The Poet Easily Becomes a Good Prose Writer

It has been noticed that the poet easily becomes a good prose writer, while the opposite hardly ever happens. Compared to prose, poetry is so much more difficult that the first seems almost funny to the poet. To compose verses, one must first be in a propitious state of mind, that is, in a state of mind that allows one to concentrate entirely on the composition. Dispersed, the mind does not make poetry. Then, the slowness in composing, the technical difficulties, the large number of elements that must be harmonized in the creation, all this, over time, accustoms the mind to a patience and discipline that, for prose lines, is far beyond what is necessary. One does prose by force; fluid and natural prose. The simple movement of the fingers is enough to stimulate mental creation which, as if by automatism, registers itself as it is being created. How different it is to write poetry! The prose writer who is used to this almost therapeutic ease, if he risks composing verses, will find something very, very different…

Verlaine Seems Like a Dostoievskian Character

I go through a volume of Verlaine and the impressions blend to a point where it is impossible to risk any conclusion. All this innate irreverence, this indecent biography, these lines that mix ecstasy and fatigue, this terribly disturbed soul… Verlaine seems like a Dostoievskian character on the verge of madness. And how well he writes! It is as annoying as natural that his work, that is, the work of a deviant artist, has resonated so strongly, especially among the countless deviants who claim to be but will never be artists. But is undeniable the talent with which Verlaine represents, to say with Carpeaux, his “musical sensations”. A comparison with Villon is imperative, and recognition is equally imperative. Great artist!

Let Them Come Out as the Mirror of the State…

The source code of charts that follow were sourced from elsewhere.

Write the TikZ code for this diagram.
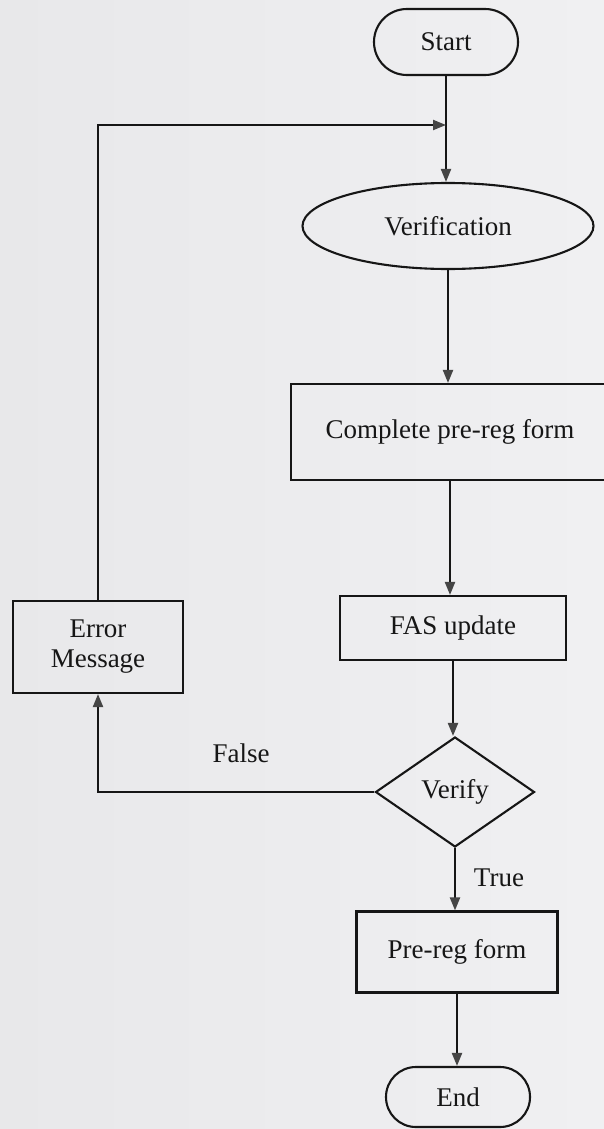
\documentclass[tikz,border=0pt]{standalone}
\usepackage{fontspec}
\setmainfont{Liberation Serif}
\usetikzlibrary{shapes.geometric,arrows.meta}

\definecolor{paper}{HTML}{F0F0F2}
\definecolor{paperdark}{HTML}{E8E8EA}
\definecolor{ink}{HTML}{161616}
\definecolor{tipgray}{HTML}{454545}

\tikzset{
  every node/.style={font=\fontsize{27}{30}\selectfont, text=ink},
  box/.style={draw=ink, line width=2.1pt, rectangle, inner sep=0pt, align=center},
  terminal/.style={box, rounded corners=#1},
  oval/.style={draw=ink, line width=2.1pt, ellipse, inner sep=0pt},
  decision/.style={draw=ink, line width=2.1pt, diamond, inner sep=0pt},
  flow/.style={draw=ink, line width=2.1pt,
    -{Triangle[length=13pt,width=10pt,fill=tipgray,color=tipgray]}},
  tag/.style={inner sep=0pt}
}

\begin{document}
\begin{tikzpicture}[x=1pt,y=-1pt]
  \useasboundingbox (0,0) rectangle (604,1129);
  \clip (0,0) rectangle (604,1129);
  \shade[left color=paperdark, right color=paper] (0,0) rectangle (604,1129);

  % process steps
  \node[terminal=32.9pt, minimum width=144pt, minimum height=66pt] (start) at (446,42) {Start};
  \node[oval, minimum width=291pt, minimum height=86pt] (verif) at (448,226) {Verification};
  \node[box, minimum width=318pt, minimum height=96pt] (comp) at (450,432) {Complete pre-reg form};
  \node[box, minimum width=226pt, minimum height=64pt] (fas) at (453,628) {FAS update};
  \node[box, minimum width=170pt, minimum height=92pt] (err) at (98,647) {Error\\Message};
  \node[decision, minimum width=159pt, minimum height=110pt] (check) at (455,792) {Verify};
  \node[box, minimum width=201pt, minimum height=81pt] (pre) at (457,952) {Pre-reg form};
  \node[terminal=29.9pt, minimum width=144pt, minimum height=60pt] (end) at (458,1097) {End};

  % branch labels
  \node[tag] (lfalse) at (241,753) {False};
  \node[tag] (ltrue) at (499,878) {True};

  % junction where the retry loop rejoins the main flow
  \coordinate (merge) at (start.south |- 0,125);

  % connectors
  \draw[flow] (start.south) -- (start.south |- verif.north);
  \draw[flow] (err.north) |- (merge);
  \draw[flow] (verif.south) -- (verif.south |- comp.north);
  \draw[flow] (comp.south) -- (comp.south |- fas.north);
  \draw[flow] (fas.south) -- (fas.south |- check.north);
  \draw[flow] (check.west) -| (err.south);
  \draw[flow] (check.south) -- (check.south |- pre.north);
  \draw[flow] (pre.south) -- (pre.south |- end.north);
\end{tikzpicture}
\end{document}
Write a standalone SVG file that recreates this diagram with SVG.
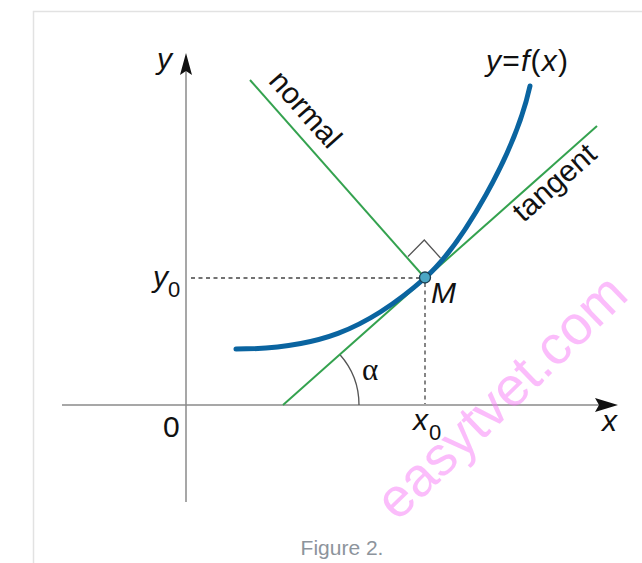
<svg xmlns="http://www.w3.org/2000/svg" width="642" height="563" viewBox="0 0 642 563">
<style>
.lbl{font-family:"Liberation Sans",Arial,sans-serif;font-size:30px;fill:#111}
.it{font-style:italic}
.sub{font-size:22px}
.green{stroke:#34a24f;stroke-width:2;fill:none}
.axis{stroke:#8a8a8a;stroke-width:1.5;fill:none}
.dash{stroke:#444;stroke-width:1.3;stroke-dasharray:4 3.5;fill:none}
.thin{stroke:#555;stroke-width:1.3;fill:none}
</style>
<rect width="642" height="563" fill="#fff"/>
<path d="M33.5,563 V11.5 H642" fill="none" stroke="#e2e2e2" stroke-width="1.5"/>
<g id="axes">
<line class="axis" x1="186" y1="502" x2="186" y2="70"/>
<path d="M186,53 L180,75 L186,71 L192,75 Z" fill="#111"/>
<line class="axis" x1="62" y1="405" x2="600" y2="405"/>
<path d="M618,405 L595,398 L599,405 L595,412 Z" fill="#111"/>
</g>
<g id="guides">
<line class="dash" x1="191" y1="278" x2="420" y2="278"/>
<line class="dash" x1="425" y1="283" x2="425" y2="404"/>
<path class="thin" d="M359,405 A76,76 0 0 0 339.8,354.5"/>
<polyline class="thin" points="408,256.5 424.3,240 440.5,258"/>
</g>
<g id="lines">
<line class="green" x1="283" y1="405" x2="597" y2="126"/>
<line class="green" x1="250" y1="80" x2="425" y2="278"/>
</g>
<g id="curve">
<path d="M236,349 C316,349 365,331 425,278 C462,245 515,154 530,86" fill="none" stroke="#0a64a0" stroke-width="5" stroke-linecap="round"/>
</g>
<g id="point-M">
<circle cx="425" cy="277.5" r="5.5" fill="#4aa6c4" stroke="#1d3f52" stroke-width="1.3"/>
</g>
<g id="labels">
<text class="lbl it" x="157" y="69">y</text>
<text class="lbl" x="486" y="71" textLength="82"><tspan class="it">y</tspan>=<tspan class="it">f</tspan>(<tspan class="it">x</tspan>)</text>
<text class="lbl" x="298" y="116" text-anchor="middle" transform="rotate(48.5 298 116)">normal</text>
<text class="lbl" x="561" y="190" text-anchor="middle" transform="rotate(-41.6 561 190)">tangent</text>
<text class="lbl it" x="153" y="287">y</text>
<text class="lbl sub" x="168" y="297">0</text>
<text class="lbl it" x="431" y="303">M</text>
<text class="lbl" x="163" y="437">0</text>
<text class="lbl it" x="413" y="430">x</text>
<text class="lbl sub" x="429" y="440">0</text>
<text class="lbl it" x="602" y="431">x</text>
<text x="362" y="380" font-family="'Liberation Serif','Times New Roman',serif" font-size="31" fill="#111">α</text>
<text x="342" y="555" text-anchor="middle" font-family="'Liberation Sans',Arial,sans-serif" font-size="21" fill="#8d949c">Figure 2.</text>
</g>
<g id="watermark">
<text x="514" y="410" text-anchor="middle" transform="rotate(-44 514 410)" font-family="'Liberation Sans',Arial,sans-serif" font-size="55" fill="#f77cf7" fill-opacity="0.5">easytvet.com</text>
</g>
</svg>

I am in the final verses of another little volume of poems. In these nine or ten months of work, I am pleased to note that I have sat at the table only with a motivation similar to that of a Vigny, an Antero, a Leopardi. And as a result, the verses, all of them, came out heavy, totally devoid of that “grace” that Goethe spoke of. Or, at least, that is how it seems to me. I think it is unlikely, if not impossible, that I will ever submit myself to the extremely exhausting work of hunting for words to produce that “grace” that so delights. Even if a blessing falls into my bank account, even if I am in the best of moods, it operates something as if automated by habit: psychologically, sitting down to compose verses fulfills an almost religious sequence that fills my mind with a seriousness that repels the futile, the light, the “graceful”. If is to make verses, let them come out as the mirror of the state of someone’s soul that sees them as the last chance to express what pulses strongest in him. Let them come out disturbed, complex, unpleasant! And may they never look like the person who wrote them was having fun…

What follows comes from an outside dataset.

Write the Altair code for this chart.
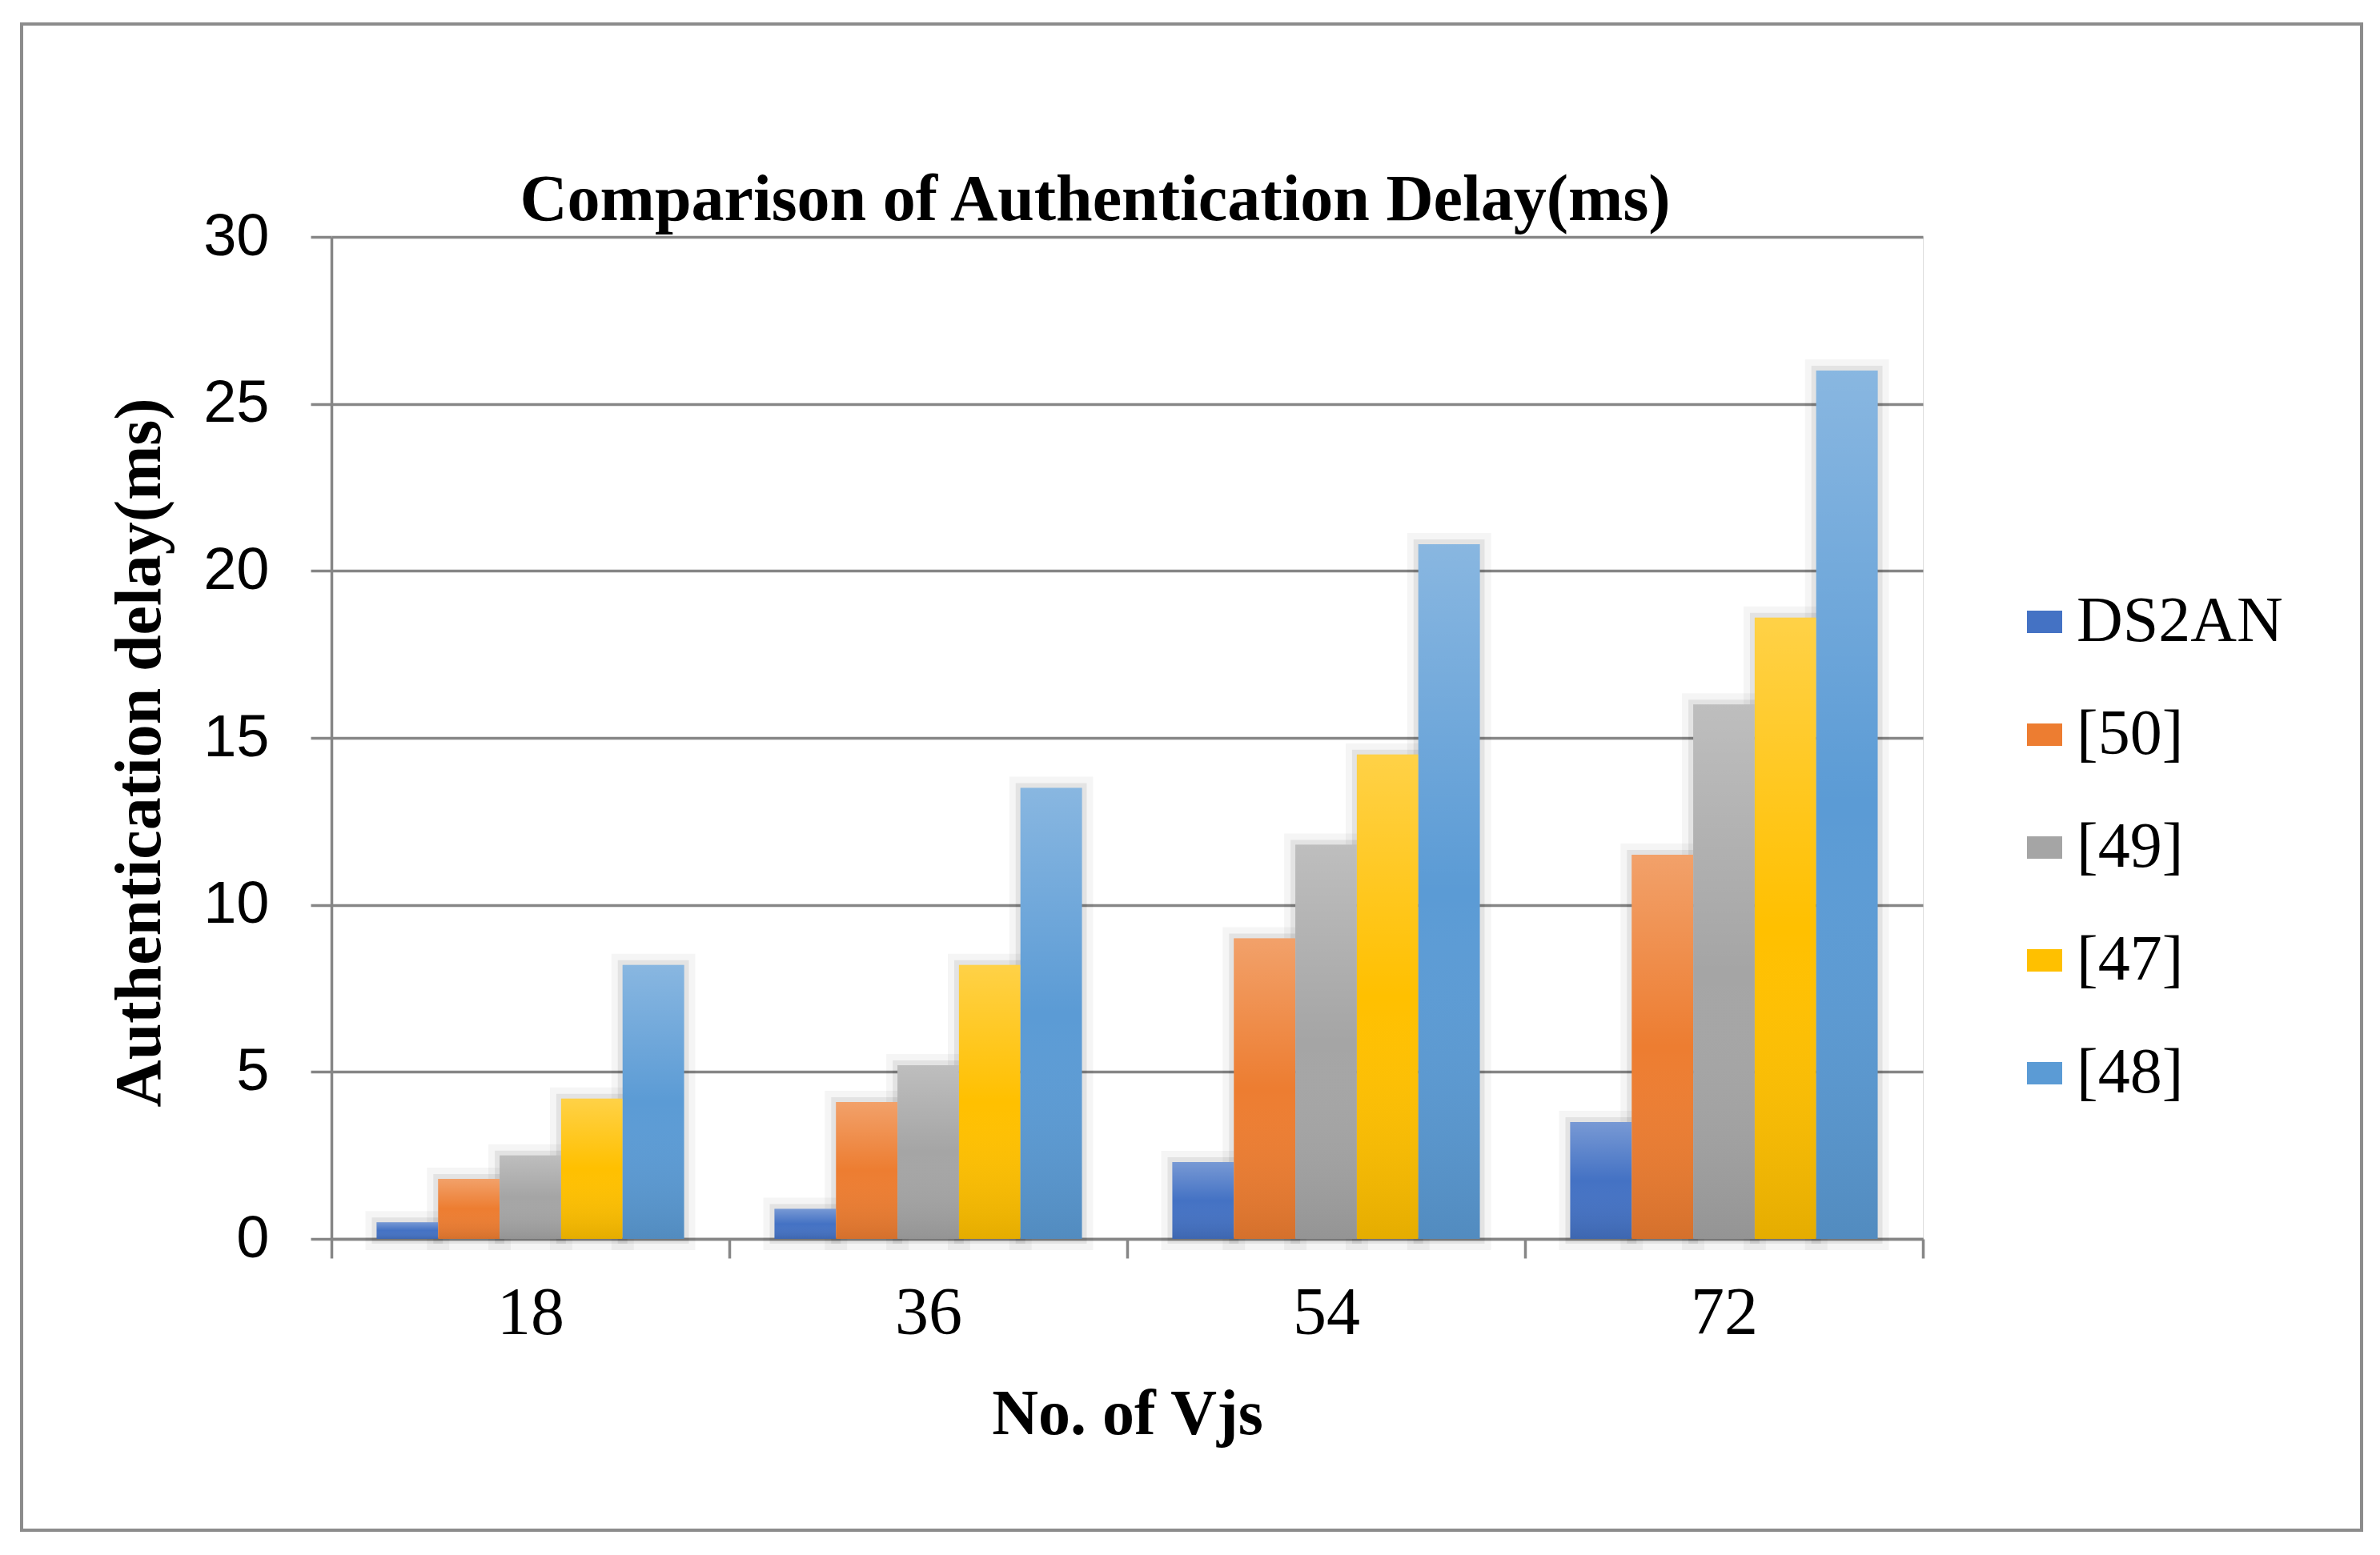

For the Beginning Artist, It Is Intimidating to Find Himself…

For the beginning artist, it is intimidating to find himself preceded by dozens of centuries and an incalculable number of other artists who have done what he only intends to do. If we add the critics and art theorists, we will have an infinite number of judgments, schools, definitions of what is or is not art, what is or is not good, what should or should not be done. In this, the one who is still struggling to find the expression of what he feels will find himself bombarded and will hardly risk the first step, it being more comfortable to silence his inner voice. The truth, however, is that the artist has to assume himself, and the sooner he does so, the better. All this immense past, which enchants and intimidates, must be used to the extent that it is useful to him, and should never be an obstacle to the expression of what he thinks is fair. It takes courage! And, moreover, personality to execute exactly what he wants.